佐賀大学理工学部 豊島耕一
4.19国大協決定を受けての,東大総長の評議会での発言をネット上で見ることができる*.それによると,佐々木毅総長は,「我々が中間報告に対する意見として述べた様々な問題は」「(調査検討会議の)最終報告においてなお必ずしも解決をみていないことは認めざるを得」ないけれども,「最終報告が独立行政法人通則法をそのまま適用するものであるとは考えていない」そうである.そしてこれら「様々な問題」の「詰めに関わりつつ、よりポジティブな評価に値するものとなるよう努力し」,「法人化」に向けた作業を具体化していくと述べている.すなわち残された作業は「詰め」の問題だというのである.
実は佐々木氏は3年前に東京新聞で独法化を真っ向から批判して次のように述べている**.

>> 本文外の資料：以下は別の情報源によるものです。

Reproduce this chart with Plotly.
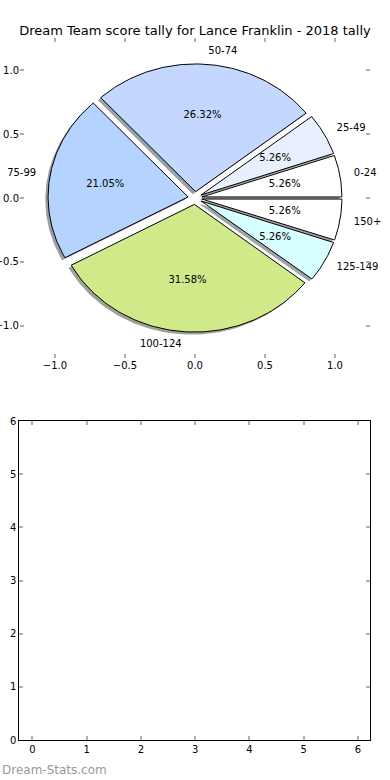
import numpy as np
import plotly.graph_objects as go

# ---- data ----
categories = ["0-24", "25-49", "50-74", "75-99", "100-124", "125-149", "150+"]
counts = [1, 1, 5, 4, 6, 1, 1]
colors = ["#ffffff", "#e8f0ff", "#c4d8ff", "#b4d4ff", "#d0ea8a", "#d8ffff", "#ffffff"]
explode = [0.05, 0.05, 0.05, 0.05, 0.05, 0.05, 0.05]
title_text = "Dream Team score tally for Lance Franklin - 2018 tally"
pie_ticks = [-1.0, -0.5, 0.0, 0.5, 1.0]
bottom_ticks = [0, 1, 2, 3, 4, 5, 6]
watermark = "Dream-Stats.com"

W, H = 390, 780
FONT = "DejaVu Sans"

def hex_to_rgb(h):
    h = h.lstrip("#")
    return tuple(int(h[i:i + 2], 16) for i in (0, 2, 4))

fig = go.Figure()

total = float(sum(counts))
fracs = [c / total for c in counts]
starts = np.concatenate([[0.0], np.cumsum(fracs)[:-1]]) * 360.0
ends = np.cumsum(fracs) * 360.0

wedges = []
for i, cat in enumerate(categories):
    t1, t2 = starts[i], ends[i]
    mid = np.deg2rad((t1 + t2) / 2.0)
    cx, cy = explode[i] * np.cos(mid), explode[i] * np.sin(mid)
    th = np.deg2rad(np.linspace(t1, t2, 80))
    xs = np.concatenate([[cx], cx + np.cos(th), [cx]])
    ys = np.concatenate([[cy], cy + np.sin(th), [cy]])
    wedges.append((xs, ys, cx, cy, mid))

# shadows (behind all wedges)
for i, (xs, ys, cx, cy, mid) in enumerate(wedges):
    r, g, b = hex_to_rgb(colors[i])
    fig.add_trace(go.Scatter(
        x=xs - 0.02, y=ys - 0.02, mode="lines", fill="toself",
        fillcolor=f"rgba({int(r*0.3)},{int(g*0.3)},{int(b*0.3)},0.5)",
        line=dict(width=0), hoverinfo="skip", showlegend=False,
        xaxis="x", yaxis="y"))

# wedges
for i, (xs, ys, cx, cy, mid) in enumerate(wedges):
    fig.add_trace(go.Scatter(
        x=xs, y=ys, mode="lines", fill="toself", fillcolor=colors[i],
        line=dict(color="black", width=1), name=categories[i],
        hoverinfo="name", showlegend=False, xaxis="x", yaxis="y"))

# labels and percentages
for i, (xs, ys, cx, cy, mid) in enumerate(wedges):
    lx, ly = cx + 1.1 * np.cos(mid), cy + 1.1 * np.sin(mid)
    fig.add_trace(go.Scatter(
        x=[lx], y=[ly], mode="text", text=[categories[i]],
        textposition="middle right" if lx > 0 else "middle left",
        textfont=dict(family=FONT, size=10, color="black"), cliponaxis=False,
        hoverinfo="skip", showlegend=False, xaxis="x", yaxis="y"))
    px, py = cx + 0.6 * np.cos(mid), cy + 0.6 * np.sin(mid)
    fig.add_trace(go.Scatter(
        x=[px], y=[py], mode="text", text=[f"{fracs[i]*100:.2f}%"],
        textposition="middle center",
        textfont=dict(family=FONT, size=10, color="black"), cliponaxis=False,
        hoverinfo="skip", showlegend=False, xaxis="x", yaxis="y"))

# empty bottom axes (invisible trace to activate)
fig.add_trace(go.Scatter(x=[None], y=[None], mode="markers", showlegend=False,
                         hoverinfo="skip", xaxis="x2", yaxis="y2"))

tickfont = dict(family=FONT, size=10, color="black")
common = dict(showgrid=False, zeroline=False, ticks="inside", ticklen=4,
              tickwidth=1.5, tickcolor="#b0b0b0", tickfont=tickfont,
              fixedrange=True, automargin=False)

fig.update_layout(
    width=W, height=H, autosize=False,
    margin=dict(l=0, r=0, t=0, b=0, autoexpand=False),
    paper_bgcolor="white", plot_bgcolor="white",
    title=dict(text=title_text, x=0.5, xanchor="center",
               y=1 - 30 / H, yanchor="middle",
               font=dict(family=FONT, size=13, color="black")),
    xaxis=dict(domain=[20 / W, 370 / W], range=[-1.25, 1.25],
               tickvals=pie_ticks, ticktext=[f"{v:.1f}".replace("-", "\u2212") for v in pie_ticks],
               anchor="y", showline=False, mirror="ticks", **common),
    yaxis=dict(domain=[1 - 357.6 / H, 1 - 38.4 / H], range=[-1.25, 1.25],
               tickvals=pie_ticks, ticktext=[f"{v:.1f}".replace("-", "\u2212") for v in pie_ticks],
               anchor="x", showline=False, mirror="ticks", **common),
    xaxis2=dict(domain=[19.3 / W, 370 / W], range=[-0.24, 6.22],
                tickvals=bottom_ticks, anchor="y2",
                showline=True, linecolor="black", linewidth=1, mirror="ticks", **common),
    yaxis2=dict(domain=[1 - 740 / H, 1 - 421 / H], range=[0, 6],
                tickvals=bottom_ticks, anchor="x2",
                showline=True, linecolor="black", linewidth=1, mirror="ticks", **common),
    annotations=[dict(text=watermark, xref="paper", yref="paper",
                      x=0, xanchor="left", y=1 - 770 / H, yanchor="middle",
                      showarrow=False,
                      font=dict(family=FONT, size=12, color="#999999"))],
)

fig.write_html("out.html", config={"displayModeBar": False},
               post_script="document.body.style.margin='0';document.body.style.overflow='hidden';")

「監督官庁による監視と規制がますます厳しくなることは、目下の財政状態からして容易に想像される。」「独立行政法人通則法を抜本的に改め、新しい類型の法人をつくるといった手だてがなされない限り、ボタンのかけ遠いはスパイラル状にむごい状態を生み出すだけである。」
そして,文章上は遡るが,次のようにも述べている.
「大学は創造的な研究とざん新な人材を養成すべきだということが声高に言われつつも、定型的活動形態の組織に大学を押し込めようとするのは、精神分裂症候群の典型である。」さらに,「(大学の)命運について真面目に考える人が極めて少ないのである」
と世論やジャーナリズムを批判してもいる.
しかしわずか三年後の今日,「通則法を抜本的に改め」ない限り,「むごい状態を生み出す」とした佐々木氏自身が,通則法からわずかに字句が変わった事をもって「通則法をそのまま適用するものであるとは考えていない」ので,「法人化」の準備をするというのである.この二つの命題を整合的に理解することはできない.すなわち佐々木氏自身が「精神分裂症候群」(今は統合失調症候群と言うべきか)に見舞われているということになろう.それとも,「大学の命運について真面目に考える人がいない」という言葉は,今や佐々木氏自身に向けられることになるのだろうか.佐々木氏はこの言説の対象として想定された一般国民ではなく,当事者そのものなのだから,事態は深刻である***.
「個人としての意見と総長としての立場は違う」といったお決まりの弁護論も予想されるが,それはこと基本的な理念に関する限り許されない.そしてこの社会を,そしていろんな組織を歪めてきたのはまさにそのような「統合失調症」#なのである.
(付記)佐々木氏は政府の何かの審議会の座長をしているようだが,国立大学のシンボルともいうべき東大総長が行政府の下請け仕事をするのはいかがなものであろうか.これで大学が政府と対等にわたり合い,また行政府を自由に批判することできるのだろうか.少なくともその審議会が出した結論は批判できないだろう.大学総長としての社会的役割は,政府の中に入ることなどではなく,政府から独立して個々の問題について発言することである.学長や総長というのは個人ではなく一つの「機関」であるとの自覚が重要だ.